Nabucco (short for Nabucodonosor, English Nebuchadnezzar) is an Italian-language opera in four acts composed in 1841 by Giuseppe Verdi to an Italian libretto by Temistocle Solera, based on the Biblical story and the 1836 play by Auguste Anicet-Bourgeois and Francis Cornue. It was first performed in Milan on 9 March 1842 under the original name of Nabucodonosor.

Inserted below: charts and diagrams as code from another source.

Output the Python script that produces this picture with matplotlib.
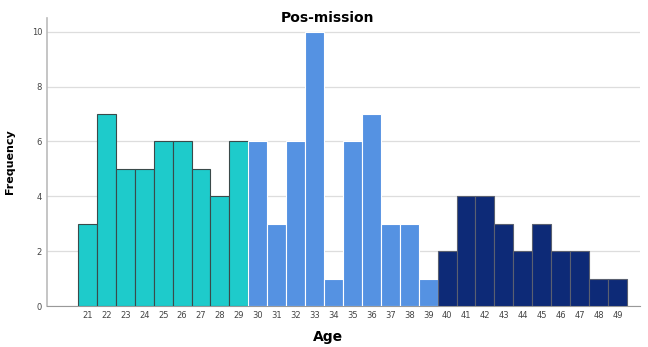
import numpy as np
import matplotlib.pyplot as plt

ages_a = [21, 22, 23, 24, 25, 26, 27, 28, 29]
freq_a = [3, 7, 5, 5, 6, 6, 5, 4, 6]
ages_b = [30, 31, 32, 33, 34, 35, 36, 37, 38, 39]
freq_b = [6, 3, 6, 10, 1, 6, 7, 3, 3, 1]
ages_c = [40, 41, 42, 43, 44, 45, 46, 47, 48, 49]
freq_c = [2, 4, 4, 3, 2, 3, 2, 2, 1, 1]

fig = plt.figure(figsize=(6.48, 3.47), dpi=100)
ax = fig.add_axes([0.0725, 0.118, 0.915, 0.83])

ax.bar(ages_a, freq_a, width=1, color="#1ECBCB", edgecolor="#3a4a4a", linewidth=0.8, zorder=3)
ax.bar(ages_b, freq_b, width=1, color="#5592E2", edgecolor="white", linewidth=0.8, zorder=3)
ax.bar(ages_c, freq_c, width=1, color="#0D2A77", edgecolor="#5a6070", linewidth=0.8, zorder=3)

ax.set_xlim(18.86, 50.19)
ax.set_ylim(0, 10.5)
ax.set_yticks([0, 2, 4, 6, 8, 10])
ax.set_xticks(ages_a + ages_b + ages_c)
ax.tick_params(axis="both", length=0, labelsize=6, labelcolor="#444444")
ax.grid(axis="y", color="#dddddd", linewidth=0.9, zorder=0)
for s in ["top", "right"]:
    ax.spines[s].set_visible(False)
ax.spines["left"].set_color("#bbbbbb")
ax.spines["bottom"].set_color("#999999")
ax.spines["left"].set_linewidth(1.2)

fig.text(0.506, 1 - 18 / 347, "Pos-mission", fontsize=10, fontweight="bold",
         ha="center", va="center")
fig.text(328 / 648, 1 - 330 / 347, "Age", fontsize=10, fontweight="bold",
         ha="center", va="top")
ax.set_ylabel("Frequency", fontsize=8, fontweight="bold", labelpad=12)

plt.savefig("out.png", dpi=100)
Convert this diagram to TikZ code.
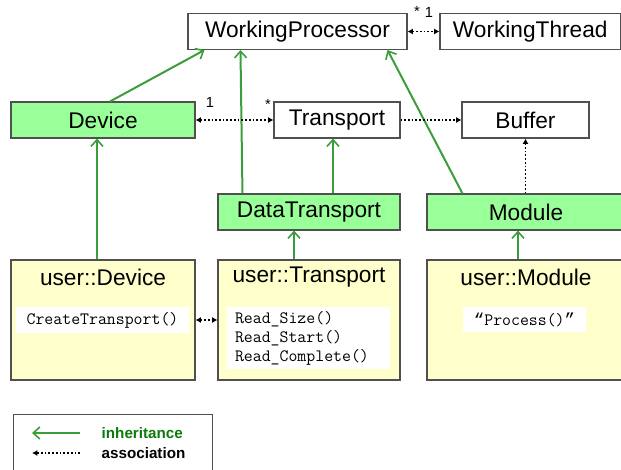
\documentclass[tikz,border=0pt]{standalone}
\usepackage{fontspec}
\setmainfont{Liberation Sans}
\newfontfamily\quotemono{Liberation Mono}
\usetikzlibrary{arrows.meta,calc}
\definecolor{classgreen}{HTML}{99FF99}
\definecolor{usercolor}{HTML}{FFFFCC}
\definecolor{inhgreen}{HTML}{3A9E3A}
\definecolor{legendgreen}{HTML}{0A7A0A}
\definecolor{frame}{HTML}{505050}

\begin{document}
\begin{tikzpicture}[x=0.75pt, y=-0.75pt,
  every node/.style={font=\fontsize{17}{20}\selectfont},
  base/.style={draw=frame, fill=white, line width=0.8pt, minimum height=27pt, inner sep=0pt},
  sub/.style={base, fill=classgreen},
  user/.style={draw=frame, fill=usercolor, line width=0.8pt, minimum height=90pt, inner sep=0pt},
  method/.style={fill=white, inner sep=0pt, font=\fontsize{13}{14.25}\selectfont\ttfamily},
  mult/.style={font=\fontsize{11}{13}\selectfont},
  legendtext/.style={anchor=west, font=\fontsize{11.4}{13}\selectfont\bfseries},
  ahead/.tip={Latex[length=4pt, width=4.5pt]},
  inherit/.style={-{Straight Barb[length=5pt, width=9pt, line width=1.2pt]}, line width=1.5pt, color=inhgreen},
  assoc/.style={-ahead, line width=1.3pt, dash pattern=on 1.3pt off 1.5pt},
  both/.style={assoc, ahead-ahead}
]
\useasboundingbox (0,0) rectangle (621,469);

% Library classes
\node[base, minimum width=164.25pt] (wp) at (297.5,31.5) {WorkingProcessor};
\node[base, minimum width=135.4pt] (wt) at (530.25,31.5) {WorkingThread};
\node[sub, minimum width=138pt] (dev) at (103,120) {Device};
\node[base, minimum width=94.5pt] (tr) at (337,120) {Transport};
\node[base, minimum width=95.25pt] (buf) at (525.5,120) {Buffer};
\node[sub, minimum width=136.5pt] (dt) at (309,212) {DataTransport};
\node[sub, minimum width=148.5pt] (mod) at (526,212) {Module};

% User classes
\node[user, minimum width=138pt] (udev) at (103,320) {};
\node[user, minimum width=136.5pt] (utr) at (309,320) {};
\node[user, minimum width=148.5pt] (umod) at (526,320) {};
\node (udevt) at ($(udev.north)+(0,18)$) {user::Device};
\node (utrt) at ($(utr.north)+(0,18)$) {user::Transport};
\node (umodt) at ($(umod.north)+(0,18)$) {user::Module};

% Methods
\node[method, minimum width=129.75pt, minimum height=19.5pt] (create) at (102.5,320) {CreateTransport()};
\node[method, text width=110.25pt, inner xsep=6pt, minimum height=46.5pt, align=left] (reads) at (308.5,338)
  {Read\_Size()\\Read\_Start()\\Read\_Complete()};
\node[method, minimum width=92.25pt, minimum height=18.75pt] (proc) at (524.5,319.5) {{\quotemono“}Process(){\quotemono”}};

% Multiplicities
\node[mult] (m1) at (210,102) {1};
\node[mult] (m2) at (268,104) {*};
\node[mult] (m3) at (417,11) {*};
\node[mult] (m4) at (429,12) {1};

% Inheritance
\draw[inherit] ($(dev.north)+(7,0)$) -- ($(wp.south west)+(17,0)$);
\draw[inherit] ($(dt.north west)+(25,0)$) -- ($(wp.south west)+(53,0)$);
\draw[inherit] ($(mod.north west)+(36,0)$) -- ($(wp.south east)+(-20,0)$);
\draw[inherit] ($(dt.north)+(24,0)$) -- ($(tr.south)+(-4,0)$);
\draw[inherit] ($(udev.north)+(-6,0)$) -- ($(dev.south)+(-6,0)$);
\draw[inherit] ($(utr.north)+(-15,0)$) -- ($(dt.south)+(-15,0)$);
\draw[inherit] ($(umod.north)+(-8,0)$) -- ($(mod.south)+(-8,0)$);

% Associations
\draw[both] (wp.east) -- (wt.west);
\draw[both] (dev.east) -- (tr.west);
\draw[assoc] (tr.east) -- (buf.west);
\draw[assoc] (mod.north -| buf.south) -- (buf.south);
\draw[both] (udev.east) -- (utr.west);

% Legend
\node[draw=frame, line width=0.8pt, minimum width=149.25pt, minimum height=48pt, anchor=north west, inner sep=0pt] (legend) at (13,414) {};
\coordinate (inhA) at (80,433);
\coordinate (inhB) at (32,433);
\coordinate (assA) at (80,453);
\coordinate (assB) at (32,453);
\draw[inherit] (inhA) -- (inhB);
\draw[assoc] (assA) -- (assB);
\node[legendtext, color=legendgreen] (inhtxt) at (97,433) {inheritance};
\node[legendtext] (asstxt) at (97,453) {association};

\end{tikzpicture}
\end{document}
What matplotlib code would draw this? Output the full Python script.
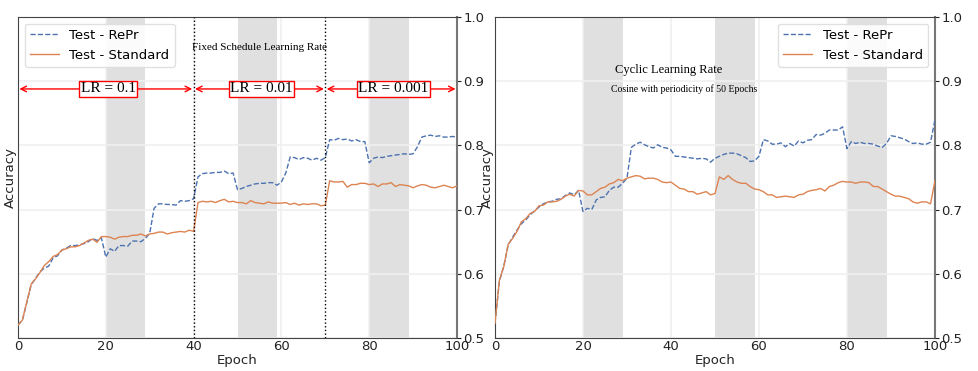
import matplotlib.pyplot as plt
import numpy as np

epochs = np.arange(101)

# fixed schedule (left panel)
fixed_repr = [
    0.520, 0.528, 0.555, 0.583, 0.593, 0.603, 0.609, 0.612, 0.625, 0.628,
    0.637, 0.640, 0.644, 0.644, 0.645, 0.647, 0.650, 0.655, 0.652, 0.656,
    0.626, 0.639, 0.635, 0.644, 0.644, 0.643, 0.651, 0.651, 0.650, 0.655,
    0.663, 0.702, 0.709, 0.709, 0.708, 0.708, 0.707, 0.714, 0.713, 0.714,
    0.717, 0.751, 0.756, 0.757, 0.757, 0.758, 0.758, 0.760, 0.756, 0.757,
    0.731, 0.733, 0.736, 0.738, 0.740, 0.741, 0.741, 0.742, 0.742, 0.738,
    0.743, 0.757, 0.782, 0.781, 0.778, 0.781, 0.780, 0.777, 0.780, 0.777,
    0.781, 0.809, 0.808, 0.811, 0.809, 0.810, 0.807, 0.809, 0.806, 0.806,
    0.773, 0.780, 0.782, 0.781, 0.783, 0.784, 0.785, 0.786, 0.787, 0.786,
    0.787, 0.798, 0.813, 0.815, 0.816, 0.814, 0.815, 0.813, 0.813, 0.814,
    0.813,
]
fixed_std = [
    0.520, 0.528, 0.556, 0.584, 0.592, 0.602, 0.613, 0.619, 0.627, 0.630,
    0.637, 0.639, 0.642, 0.642, 0.644, 0.648, 0.652, 0.654, 0.649, 0.658,
    0.658, 0.657, 0.654, 0.657, 0.658, 0.658, 0.660, 0.660, 0.662, 0.659,
    0.662, 0.663, 0.665, 0.665, 0.662, 0.664, 0.665, 0.666, 0.665, 0.668,
    0.666, 0.711, 0.713, 0.712, 0.713, 0.711, 0.714, 0.716, 0.712, 0.713,
    0.711, 0.711, 0.709, 0.714, 0.711, 0.710, 0.709, 0.712, 0.710, 0.710,
    0.710, 0.711, 0.708, 0.710, 0.707, 0.709, 0.708, 0.709, 0.709, 0.706,
    0.707, 0.745, 0.743, 0.743, 0.744, 0.735, 0.739, 0.739, 0.741, 0.741,
    0.739, 0.740, 0.736, 0.740, 0.740, 0.742, 0.736, 0.739, 0.738, 0.737,
    0.734, 0.737, 0.739, 0.738, 0.735, 0.734, 0.736, 0.738, 0.736, 0.734,
    0.737,
]

# cyclic schedule (right panel)
cyclic_repr = [
    0.523, 0.588, 0.612, 0.645, 0.657, 0.668, 0.678, 0.684, 0.692, 0.698,
    0.704, 0.709, 0.712, 0.713, 0.716, 0.717, 0.722, 0.726, 0.723, 0.730,
    0.697, 0.702, 0.700, 0.715, 0.719, 0.720, 0.730, 0.735, 0.735, 0.741,
    0.749, 0.797, 0.802, 0.805, 0.801, 0.798, 0.796, 0.801, 0.797, 0.796,
    0.793, 0.783, 0.783, 0.782, 0.781, 0.780, 0.779, 0.780, 0.779, 0.774,
    0.780, 0.783, 0.786, 0.788, 0.788, 0.787, 0.784, 0.781, 0.775, 0.776,
    0.783, 0.809, 0.807, 0.802, 0.802, 0.804, 0.798, 0.803, 0.799, 0.807,
    0.804, 0.808, 0.809, 0.817, 0.816, 0.819, 0.824, 0.824, 0.824, 0.829,
    0.795, 0.806, 0.803, 0.805, 0.803, 0.803, 0.802, 0.799, 0.797, 0.803,
    0.815, 0.814, 0.812, 0.810, 0.806, 0.803, 0.804, 0.802, 0.802, 0.805,
    0.840,
]
cyclic_std = [
    0.523, 0.590, 0.611, 0.646, 0.655, 0.666, 0.681, 0.686, 0.694, 0.697,
    0.706, 0.707, 0.712, 0.712, 0.713, 0.716, 0.721, 0.724, 0.721, 0.730,
    0.729, 0.723, 0.723, 0.728, 0.733, 0.735, 0.740, 0.742, 0.747, 0.745,
    0.749, 0.751, 0.753, 0.752, 0.748, 0.749, 0.749, 0.747, 0.743, 0.742,
    0.743, 0.738, 0.733, 0.732, 0.728, 0.728, 0.724, 0.726, 0.728, 0.723,
    0.725, 0.751, 0.747, 0.753, 0.747, 0.743, 0.741, 0.741, 0.736, 0.732,
    0.731, 0.728, 0.723, 0.723, 0.719, 0.720, 0.721, 0.720, 0.719, 0.723,
    0.724, 0.728, 0.730, 0.731, 0.733, 0.729, 0.736, 0.738, 0.742, 0.744,
    0.743, 0.743, 0.741, 0.743, 0.743, 0.742, 0.736, 0.736, 0.732, 0.728,
    0.724, 0.721, 0.721, 0.719, 0.717, 0.712, 0.710, 0.712, 0.712, 0.709,
    0.745,
]

shaded = [(20, 29), (50, 59), (80, 89)]
lr_bounds = [0, 40, 70, 100]
lr_labels = ["LR = 0.1", "LR = 0.01", "LR = 0.001"]

blue = "#4c72b0"
orange = "#dd8452"
serif = ["Liberation Serif", "DejaVu Serif"]

fig = plt.figure(figsize=(9.79, 3.71), dpi=100)
ax1 = fig.add_axes([0.0184, 0.089, 0.4484, 0.865])
ax2 = fig.add_axes([0.5056, 0.089, 0.4494, 0.865])

for ax, repr_, std in ((ax1, fixed_repr, fixed_std), (ax2, cyclic_repr, cyclic_std)):
    ax.set_facecolor("white")
    for a, b in shaded:
        ax.axvspan(a, b, color="#e0e0e0", zorder=0, lw=0)
    ax.grid(True, color="#f0f0f0", lw=1.2, zorder=0.5)
    ax.set_axisbelow(True)
    ax.plot(epochs, repr_, "--", color=blue, lw=1.0, label="Test - RePr", zorder=3)
    ax.plot(epochs, std, "-", color=orange, lw=1.0, label="Test - Standard", zorder=3)
    ax.set_xlim(0, 100)
    ax.set_ylim(0.5, 1.0)
    ax.set_xticks([0, 20, 40, 60, 80, 100])
    ax.set_yticks([0.5, 0.6, 0.7, 0.8, 0.9, 1.0])
    ax.yaxis.tick_right()
    ax.yaxis.set_label_position("left")
    ax.tick_params(axis="both", labelsize=9.5, colors="#222222", length=3, pad=1.5)
    ax.tick_params(axis="x", length=0, pad=1.5)
    ax.set_xlabel("Epoch", fontsize=9.5, color="#222222", labelpad=1)
    ax.set_ylabel("Accuracy", fontsize=9.5, color="#222222", labelpad=1)
    for side in ("left", "bottom", "top"):
        ax.spines[side].set_color("#444444")
    ax.spines["right"].set_color("#777777")
    ax.spines["right"].set_linewidth(1.5)

ax1.legend(loc="upper left", fontsize=9.5, frameon=True, framealpha=0.9,
           edgecolor="#dddddd", handlelength=2.2)
ax2.legend(loc="upper right", fontsize=9.5, frameon=True, framealpha=0.9,
           edgecolor="#dddddd", handlelength=2.2)

# fixed schedule annotations
for x in lr_bounds[1:3]:
    ax1.axvline(x, color="black", ls=":", lw=1.0, zorder=4)
ax1.text(55, 0.953, "Fixed Schedule Learning Rate", family=serif, fontsize=8,
         ha="center", va="center")
arrow_y = 0.888
for (a, b), lab in zip(zip(lr_bounds[:-1], lr_bounds[1:]), lr_labels):
    ax1.annotate("", xy=(b, arrow_y), xytext=(a, arrow_y),
                 arrowprops=dict(arrowstyle="<->", color="red", lw=1.0,
                                 shrinkA=1, shrinkB=1), zorder=5)
    ax1.text((a + b) / 2 + 0.5, arrow_y, lab, family=serif, fontsize=11,
             ha="center", va="center", zorder=6,
             bbox=dict(boxstyle="square,pad=0.1", fc="white", ec="red", lw=1.0))

# cyclic annotations
ax2.text(39.5, 0.917, "Cyclic Learning Rate", family=serif, fontsize=9,
         ha="center", va="center")
ax2.text(43, 0.888, "Cosine with periodicity of 50 Epochs", family=serif,
         fontsize=7, ha="center", va="center")

fig.savefig("out.png", dpi=100)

The success of Verdi's first opera Oberto resulted in Bartolomeo Merelli, La Scala's impresario, offering Verdi a contract for three more works. After the failure of his second opera Un giorno di regno in 1840, he vowed to not compose, but was persuaded by Merelli to write Nabucco. Nabucco was the third work in this genre and is the opera which is considered to have permanently established his reputation as a composer. Nabucco follows the plight of the Jews as they are assaulted, conquered, and subsequently exiled from their homeland by the Babylonian King Nabucco (in English, Nebuchadnezzar). The historical events are used as background for a romantic and political plot.
The definitive name of Nabucco for the opera (and its protagonist) was first used at a performance at the San Giacomo Theatre of Corfu in September, 1844. Nonetheless, a more plausible alternative for the establishment of this abbreviated form claims that it was the result of a revival of the opera in Teatro Giglio of Lucca.